Your output is the lines from the first one to the one containing "(718-593)/718, 920/1025, (593-16)/718])", repeated exactly, with images left out.

:: INFORMATION SUPPLIED ::

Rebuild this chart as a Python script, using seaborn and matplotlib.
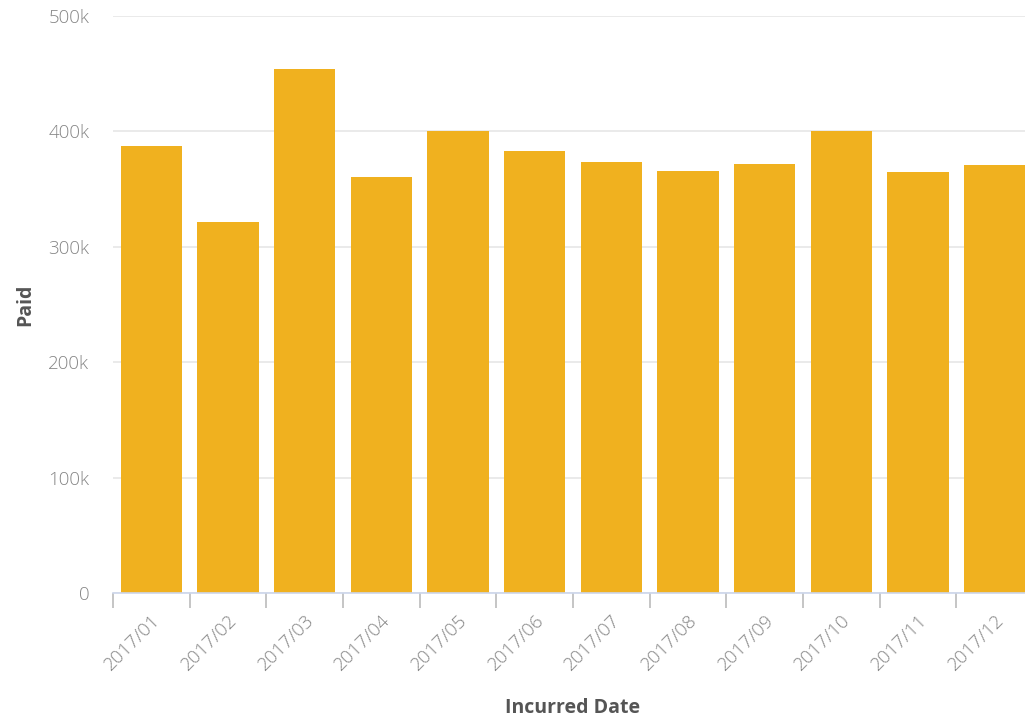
import matplotlib
matplotlib.use("Agg")
import matplotlib.pyplot as plt
import seaborn as sns
import pandas as pd
import numpy as np

months = ["2017/01", "2017/02", "2017/03", "2017/04", "2017/05", "2017/06",
          "2017/07", "2017/08", "2017/09", "2017/10", "2017/11", "2017/12"]
paid = [387000, 321500, 454000, 360500, 400000, 383000,
        373500, 365700, 371700, 400000, 364800, 370900]
y_ticks = [0, 100000, 200000, 300000, 400000, 500000]
y_tick_labels = ["0", "100k", "200k", "300k", "400k", "500k"]

sns.set_theme(style="white")
plt.rcParams['font.family'] = ['Open Sans', 'DejaVu Sans']

df = pd.DataFrame({"Incurred Date": months, "Paid": paid})

fig = plt.figure(figsize=(10.25, 7.18), dpi=100)
ax = fig.add_axes([113/1025, (718-593)/718, 920/1025, (593-16)/718])

sns.barplot(data=df, x="Incurred Date", y="Paid", color="#F0B11F",
            saturation=1, width=0.8, ax=ax, edgecolor="none")

ax.set_xlim(-0.5, len(months) - 0.5)
ax.set_ylim(0, 500000)
ax.set_yticks(y_ticks)
ax.set_yticklabels(y_tick_labels, color="#858585", fontsize=13.5, fontweight="light")
ax.yaxis.grid(True, color="#e6e6e6", linewidth=1.2)
ax.set_axisbelow(True)
ax.tick_params(axis="y", length=0, pad=17)

ax.set_xticks(np.arange(len(months)))
ax.set_xticklabels(months, rotation=45, ha="right", rotation_mode="anchor",
                   color="#858585", fontsize=13.5, fontweight="light")
ax.set_xticks(np.arange(len(months)) - 0.5, minor=True)
ax.tick_params(axis="x", which="major", bottom=False, length=0, pad=13)
ax.tick_params(axis="x", which="minor", bottom=True, length=11, width=1.3, color="#c0c0c0")

for s in ["top", "right", "left"]:
    ax.spines[s].set_visible(False)
ax.spines["bottom"].set_color("#ccd6eb")
ax.spines["bottom"].set_linewidth(1.2)

ax.set_xlabel("Incurred Date", fontsize=14, fontweight="bold", color="#555555")
ax.set_ylabel("Paid", fontsize=14, fontweight="bold", color="#555555")
ax.xaxis.label.set_va("center")
ax.yaxis.label.set_va("center")
ax.xaxis.set_label_coords((573-113)/920, -(708-593)/577)
ax.yaxis.set_label_coords(-(113-25)/920, (593-305)/577)

fig.savefig("out.png", dpi=100, facecolor="white")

:::

## THE SOLUTION
Rebuild this chart as a Python script, using seaborn and matplotlib.
import matplotlib
matplotlib.use("Agg")
import matplotlib.pyplot as plt
import seaborn as sns
import pandas as pd
import numpy as np

months = ["2017/01", "2017/02", "2017/03", "2017/04", "2017/05", "2017/06",
          "2017/07", "2017/08", "2017/09", "2017/10", "2017/11", "2017/12"]
paid = [387000, 321500, 454000, 360500, 400000, 383000,
        373500, 365700, 371700, 400000, 364800, 370900]
y_ticks = [0, 100000, 200000, 300000, 400000, 500000]
y_tick_labels = ["0", "100k", "200k", "300k", "400k", "500k"]

sns.set_theme(style="white")
plt.rcParams['font.family'] = ['Open Sans', 'DejaVu Sans']

df = pd.DataFrame({"Incurred Date": months, "Paid": paid})

fig = plt.figure(figsize=(10.25, 7.18), dpi=100)
ax = fig.add_axes([113/1025, (718-593)/718, 920/1025, (593-16)/718])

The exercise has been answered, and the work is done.